GIVEN PROBLEM ▸ Leave the pictures out. Return all other data exactly.

========

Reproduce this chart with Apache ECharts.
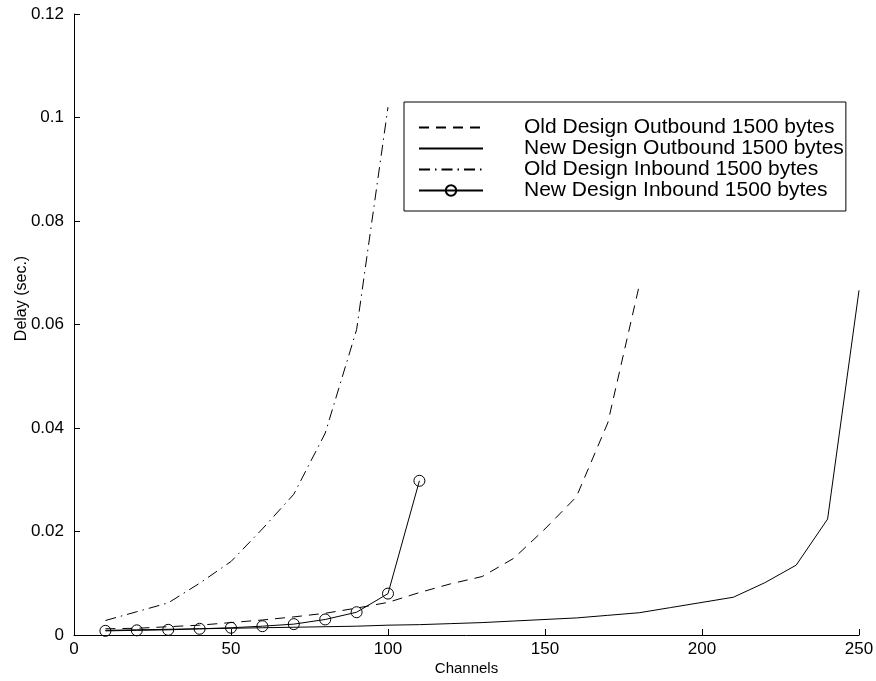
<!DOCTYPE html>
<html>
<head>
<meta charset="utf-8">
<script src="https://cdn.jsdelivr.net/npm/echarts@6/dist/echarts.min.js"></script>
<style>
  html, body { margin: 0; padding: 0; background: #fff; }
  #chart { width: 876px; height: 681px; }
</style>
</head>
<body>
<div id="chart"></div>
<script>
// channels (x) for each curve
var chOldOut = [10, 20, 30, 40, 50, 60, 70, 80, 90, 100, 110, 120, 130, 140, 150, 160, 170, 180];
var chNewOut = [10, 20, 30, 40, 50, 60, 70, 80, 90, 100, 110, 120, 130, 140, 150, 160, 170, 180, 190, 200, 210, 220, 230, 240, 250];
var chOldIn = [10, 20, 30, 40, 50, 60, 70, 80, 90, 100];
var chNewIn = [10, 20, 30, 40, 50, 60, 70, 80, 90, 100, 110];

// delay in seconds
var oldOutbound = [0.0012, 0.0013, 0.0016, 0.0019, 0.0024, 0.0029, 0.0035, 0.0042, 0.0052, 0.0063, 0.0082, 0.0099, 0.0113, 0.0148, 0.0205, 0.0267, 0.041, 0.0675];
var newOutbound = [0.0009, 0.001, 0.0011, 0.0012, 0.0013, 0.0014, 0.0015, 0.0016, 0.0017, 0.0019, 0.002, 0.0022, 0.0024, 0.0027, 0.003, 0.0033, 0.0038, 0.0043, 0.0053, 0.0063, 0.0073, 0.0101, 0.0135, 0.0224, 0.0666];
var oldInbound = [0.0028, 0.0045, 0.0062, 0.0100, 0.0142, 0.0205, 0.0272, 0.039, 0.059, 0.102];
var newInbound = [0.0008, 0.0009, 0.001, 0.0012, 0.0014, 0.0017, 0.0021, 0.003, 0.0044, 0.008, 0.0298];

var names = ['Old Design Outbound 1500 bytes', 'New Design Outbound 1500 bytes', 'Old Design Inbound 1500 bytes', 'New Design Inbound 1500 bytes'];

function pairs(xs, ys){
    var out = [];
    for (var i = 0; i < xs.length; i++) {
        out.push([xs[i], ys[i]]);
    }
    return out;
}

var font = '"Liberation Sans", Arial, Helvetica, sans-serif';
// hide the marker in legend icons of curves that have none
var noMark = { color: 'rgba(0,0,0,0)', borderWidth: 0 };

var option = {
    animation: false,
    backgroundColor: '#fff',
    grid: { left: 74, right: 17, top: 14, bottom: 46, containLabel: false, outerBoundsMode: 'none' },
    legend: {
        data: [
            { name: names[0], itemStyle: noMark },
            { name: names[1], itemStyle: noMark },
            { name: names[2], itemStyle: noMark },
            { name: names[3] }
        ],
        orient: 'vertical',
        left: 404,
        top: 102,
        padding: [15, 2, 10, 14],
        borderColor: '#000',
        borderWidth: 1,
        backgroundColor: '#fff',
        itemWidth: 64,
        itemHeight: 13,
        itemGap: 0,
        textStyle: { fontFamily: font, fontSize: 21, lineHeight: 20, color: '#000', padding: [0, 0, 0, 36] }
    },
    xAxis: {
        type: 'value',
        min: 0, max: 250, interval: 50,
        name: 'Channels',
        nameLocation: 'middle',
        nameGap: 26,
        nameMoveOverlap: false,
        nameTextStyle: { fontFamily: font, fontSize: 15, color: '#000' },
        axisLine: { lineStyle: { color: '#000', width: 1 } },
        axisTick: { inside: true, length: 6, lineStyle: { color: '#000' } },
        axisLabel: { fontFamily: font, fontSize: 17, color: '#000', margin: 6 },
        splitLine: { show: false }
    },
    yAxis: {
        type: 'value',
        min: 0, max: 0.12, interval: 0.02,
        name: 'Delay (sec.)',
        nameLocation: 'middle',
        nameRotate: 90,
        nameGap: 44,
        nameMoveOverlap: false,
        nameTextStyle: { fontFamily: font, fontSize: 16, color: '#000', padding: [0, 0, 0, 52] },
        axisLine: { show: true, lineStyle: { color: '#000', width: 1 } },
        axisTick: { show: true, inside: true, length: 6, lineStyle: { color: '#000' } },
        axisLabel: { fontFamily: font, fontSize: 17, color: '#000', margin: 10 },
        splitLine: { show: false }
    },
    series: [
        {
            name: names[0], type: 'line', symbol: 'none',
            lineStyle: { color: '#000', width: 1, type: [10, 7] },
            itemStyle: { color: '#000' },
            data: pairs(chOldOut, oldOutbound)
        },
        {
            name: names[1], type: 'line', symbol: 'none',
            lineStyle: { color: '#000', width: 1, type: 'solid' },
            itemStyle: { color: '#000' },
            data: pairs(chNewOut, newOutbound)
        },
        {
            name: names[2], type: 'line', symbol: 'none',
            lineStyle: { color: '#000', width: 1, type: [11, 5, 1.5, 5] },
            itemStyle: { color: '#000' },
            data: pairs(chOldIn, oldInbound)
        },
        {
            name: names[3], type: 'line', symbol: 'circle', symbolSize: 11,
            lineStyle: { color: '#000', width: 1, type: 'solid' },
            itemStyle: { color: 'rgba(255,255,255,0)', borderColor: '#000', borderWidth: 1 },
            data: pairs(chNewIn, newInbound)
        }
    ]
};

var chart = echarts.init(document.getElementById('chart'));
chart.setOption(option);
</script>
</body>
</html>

========

PROBLEM SOLUTION ▸
Reproduce this chart with Apache ECharts.
<!DOCTYPE html>
<html>
<head>
<meta charset="utf-8">
<script src="https://cdn.jsdelivr.net/npm/echarts@6/dist/echarts.min.js"></script>
<style>
  html, body { margin: 0; padding: 0; background: #fff; }
  #chart { width: 876px; height: 681px; }
</style>
</head>
<body>
<div id="chart"></div>
<script>
// channels (x) for each curve
var chOldOut = [10, 20, 30, 40, 50, 60, 70, 80, 90, 100, 110, 120, 130, 140, 150, 160, 170, 180];
var chNewOut = [10, 20, 30, 40, 50, 60, 70, 80, 90, 100, 110, 120, 130, 140, 150, 160, 170, 180, 190, 200, 210, 220, 230, 240, 250];
var chOldIn = [10, 20, 30, 40, 50, 60, 70, 80, 90, 100];
var chNewIn = [10, 20, 30, 40, 50, 60, 70, 80, 90, 100, 110];

// delay in seconds
var oldOutbound = [0.0012, 0.0013, 0.0016, 0.0019, 0.0024, 0.0029, 0.0035, 0.0042, 0.0052, 0.0063, 0.0082, 0.0099, 0.0113, 0.0148, 0.0205, 0.0267, 0.041, 0.0675];
var newOutbound = [0.0009, 0.001, 0.0011, 0.0012, 0.0013, 0.0014, 0.0015, 0.0016, 0.0017, 0.0019, 0.002, 0.0022, 0.0024, 0.0027, 0.003, 0.0033, 0.0038, 0.0043, 0.0053, 0.0063, 0.0073, 0.0101, 0.0135, 0.0224, 0.0666];
var oldInbound = [0.0028, 0.0045, 0.0062, 0.0100, 0.0142, 0.0205, 0.0272, 0.039, 0.059, 0.102];
var newInbound = [0.0008, 0.0009, 0.001, 0.0012, 0.0014, 0.0017, 0.0021, 0.003, 0.0044, 0.008, 0.0298];

var names = ['Old Design Outbound 1500 bytes', 'New Design Outbound 1500 bytes', 'Old Design Inbound 1500 bytes', 'New Design Inbound 1500 bytes'];

function pairs(xs, ys){
    var out = [];
    for (var i = 0; i < xs.length; i++) {
        out.push([xs[i], ys[i]]);
    }
    return out;
}

var font = '"Liberation Sans", Arial, Helvetica, sans-serif';
// hide the marker in legend icons of curves that have none
var noMark = { color: 'rgba(0,0,0,0)', borderWidth: 0 };

var option = {
    animation: false,
    backgroundColor: '#fff',
    grid: { left: 74, right: 17, top: 14, bottom: 46, containLabel: false, outerBoundsMode: 'none' },
    legend: {
        data: [
            { name: names[0], itemStyle: noMark },
            { name: names[1], itemStyle: noMark },
            { name: names[2], itemStyle: noMark },
            { name: names[3] }
        ],
        orient: 'vertical',
        left: 404,
        top: 102,
        padding: [15, 2, 10, 14],
        borderColor: '#000',
        borderWidth: 1,
        backgroundColor: '#fff',
        itemWidth: 64,
        itemHeight: 13,
        itemGap: 0,
        textStyle: { fontFamily: font, fontSize: 21, lineHeight: 20, color: '#000', padding: [0, 0, 0, 36] }
    },
    xAxis: {
        type: 'value',
        min: 0, max: 250, interval: 50,
        name: 'Channels',
        nameLocation: 'middle',
        nameGap: 26,
        nameMoveOverlap: false,
        nameTextStyle: { fontFamily: font, fontSize: 15, color: '#000' },
        axisLine: { lineStyle: { color: '#000', width: 1 } },
        axisTick: { inside: true, length: 6, lineStyle: { color: '#000' } },
        axisLabel: { fontFamily: font, fontSize: 17, color: '#000', margin: 6 },
        splitLine: { show: false }
    },
    yAxis: {
        type: 'value',
        min: 0, max: 0.12, interval: 0.02,
        name: 'Delay (sec.)',
        nameLocation: 'middle',
        nameRotate: 90,
        nameGap: 44,
        nameMoveOverlap: false,
        nameTextStyle: { fontFamily: font, fontSize: 16, color: '#000', padding: [0, 0, 0, 52] },
        axisLine: { show: true, lineStyle: { color: '#000', width: 1 } },
        axisTick: { show: true, inside: true, length: 6, lineStyle: { color: '#000' } },
        axisLabel: { fontFamily: font, fontSize: 17, color: '#000', margin: 10 },
        splitLine: { show: false }
    },
    series: [
        {
            name: names[0], type: 'line', symbol: 'none',
            lineStyle: { color: '#000', width: 1, type: [10, 7] },
            itemStyle: { color: '#000' },
            data: pairs(chOldOut, oldOutbound)
        },
        {
            name: names[1], type: 'line', symbol: 'none',
            lineStyle: { color: '#000', width: 1, type: 'solid' },
            itemStyle: { color: '#000' },
            data: pairs(chNewOut, newOutbound)
        },
        {
            name: names[2], type: 'line', symbol: 'none',
            lineStyle: { color: '#000', width: 1, type: [11, 5, 1.5, 5] },
            itemStyle: { color: '#000' },
            data: pairs(chOldIn, oldInbound)
        },
        {
            name: names[3], type: 'line', symbol: 'circle', symbolSize: 11,
            lineStyle: { color: '#000', width: 1, type: 'solid' },
            itemStyle: { color: 'rgba(255,255,255,0)', borderColor: '#000', borderWidth: 1 },
            data: pairs(chNewIn, newInbound)
        }
    ]
};

var chart = echarts.init(document.getElementById('chart'));
chart.setOption(option);
</script>
</body>
</html>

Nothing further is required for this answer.